Want to Improve Your Content? Make Friends With the Sales Team.

5 minute read

Upland Admin

Open sign_Content marketers, "open your door to the sales team for results."_Content Marketeer

Image credit: enricod via Flickr

Creating or improving your content often starts with a lot of detective work: sorting through documents and files, interviewing users and stakeholders, asking the hard questions (do we really need this?).

All that research and digging is important. But what if I told you there was an easier place to start? Something you can do to lighten your load? It won’t take away the research, but it will give you a framework for it, helping you start the process with the end in mind—helping you take the pulse of your clients without a three-month user-research project.

That magic starting point is your sales team.

They’re the ones seeking out new clients, wooing them, getting them to sign on for your service or buy your product. They’re the ones who hear the initial hesitations and concerns. And they’re also the ones who know what features or sales tactics turn up the excitement for your buyers. So it only makes sense that we build our content projects—which are targeted at these buyers—on the knowledge and experience of our top sellers.

Where to start: Interviewing them

When it’s time to start a new content project (be it strategy, website, newsletter, social media, or publication), it’s also time to set up interviews with your most successful salespeople. Remember: They answer questions about the company, the product, the service every single day. They’ve got a handle on communication that other stakeholders may not. So take full advantage of the time that you’re given, asking questions like:

  • What features or benefits of the product/service get the most questions?
  • What product/service is your top seller?
  • How do you describe the company to a prospective client?
  • What features or benefits cause your prospects the most confusion? Why?
  • Who’s your typical customer? What do they care about?
  • How many touch-points are in your typical sales funnel? How many calls or emails before the client buys something?
  • What do you think pushes them over the line from prospect to buyer?
  • Talk me through your sales process.

These questions and others like them can help you put together a framework for understanding every other document, interview, and user-research finding. And they can make it easy to identify trouble spots in current communications.

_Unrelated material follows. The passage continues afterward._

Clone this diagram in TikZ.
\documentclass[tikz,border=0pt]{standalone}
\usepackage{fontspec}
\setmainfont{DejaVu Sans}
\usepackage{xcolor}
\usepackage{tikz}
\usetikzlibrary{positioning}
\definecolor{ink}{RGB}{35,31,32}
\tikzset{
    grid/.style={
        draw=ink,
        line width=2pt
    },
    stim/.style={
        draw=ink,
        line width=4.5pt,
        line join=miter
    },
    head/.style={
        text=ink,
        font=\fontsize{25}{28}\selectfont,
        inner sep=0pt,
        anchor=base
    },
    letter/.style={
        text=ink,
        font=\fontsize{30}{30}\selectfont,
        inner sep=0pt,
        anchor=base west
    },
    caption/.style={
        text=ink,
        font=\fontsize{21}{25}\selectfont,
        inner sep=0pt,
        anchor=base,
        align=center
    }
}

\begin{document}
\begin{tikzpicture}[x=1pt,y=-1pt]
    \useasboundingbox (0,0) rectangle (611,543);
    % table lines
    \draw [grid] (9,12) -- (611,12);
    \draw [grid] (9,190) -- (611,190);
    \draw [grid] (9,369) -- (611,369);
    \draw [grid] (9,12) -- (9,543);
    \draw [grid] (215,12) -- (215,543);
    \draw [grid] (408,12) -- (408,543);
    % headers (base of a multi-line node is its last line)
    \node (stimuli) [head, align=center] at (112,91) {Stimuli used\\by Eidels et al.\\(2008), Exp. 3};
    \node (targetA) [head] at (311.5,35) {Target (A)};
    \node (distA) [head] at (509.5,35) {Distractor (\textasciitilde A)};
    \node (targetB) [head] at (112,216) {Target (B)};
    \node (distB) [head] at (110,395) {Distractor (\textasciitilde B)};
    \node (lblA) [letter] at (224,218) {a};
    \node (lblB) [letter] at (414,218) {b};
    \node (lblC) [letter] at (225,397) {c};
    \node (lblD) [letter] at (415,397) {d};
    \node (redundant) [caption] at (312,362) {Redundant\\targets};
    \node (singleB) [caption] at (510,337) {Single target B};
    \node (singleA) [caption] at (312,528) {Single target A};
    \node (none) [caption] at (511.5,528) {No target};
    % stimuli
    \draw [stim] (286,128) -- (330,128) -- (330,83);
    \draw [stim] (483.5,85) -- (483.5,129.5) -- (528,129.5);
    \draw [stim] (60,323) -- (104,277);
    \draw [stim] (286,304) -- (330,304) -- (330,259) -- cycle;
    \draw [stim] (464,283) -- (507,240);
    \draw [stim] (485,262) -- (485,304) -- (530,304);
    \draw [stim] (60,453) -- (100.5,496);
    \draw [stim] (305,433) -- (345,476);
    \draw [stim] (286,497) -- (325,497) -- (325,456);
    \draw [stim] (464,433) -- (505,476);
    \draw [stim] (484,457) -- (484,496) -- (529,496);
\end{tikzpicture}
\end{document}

For example: If your sales team says their clients buy your content management system because it’s easy to use, but your website always leads with security features, maybe it’s time to test some new website messaging.

What if they’re busy? Or persnickety?

As you know, sometimes it’s hard to get interviews with anyone—let alone a busy sales team. But it’s going to save you lots of time, research, and money to start with sales.

So, here are a couple tips for getting slotted into a busy schedule:

1) Let them know they’re important to your process. This isn’t just another item on the to-do list. You’re not just consulting them because the CEO tells you to. Their knowledge and experience is key to the project’s success. And as you use their feedback to improve the website, newsletter, publication, etc., your plan is to make their job easier.

For example: If their feedback is used to make a more robust technical FAQ area on the website, they could spend less time explaining technical features and more time selling.

2) Be friendly. Thank them for their help. Bring brownies. Or cake. Let them know that you want ongoing feedback—that their opinions matter at the interview stage, but they also matter every day afterward. If they think of something else, hear a new client question, or run into a new challenge, you want to know about it. Throw your door wide open to these client-facing communicators.

What comes next? Training

Once you’ve started the process with some key interview questions and an open invitation to share their thoughts, experiences, and client struggles with you in the days to come, it’s time for some training. Your sales team can be an ongoing asset by not only offering insight from their client calls, but by asking deliberate questions in their client conversations. Questions like:

  • Have you been to the website? Did you find what you were looking for there?
  • Have you been to our blog? I think we have a post that would interest you.
  • What made you decide to buy today?
  • How did you hear about us?

If you train your salespeople to keep content and marketing top of mind, making sure to ask key questions when relevant, you’ll start to see trends emerge and change over time. It’s user research, only cheaper. It’s marketing, but always targeted at already-interested prospects.

So keep this in mind: If you want to know what your clients want, ask your sales team. If you want to be constantly improving, train them. And never forget to say thank you and let them know how vital they are to your process.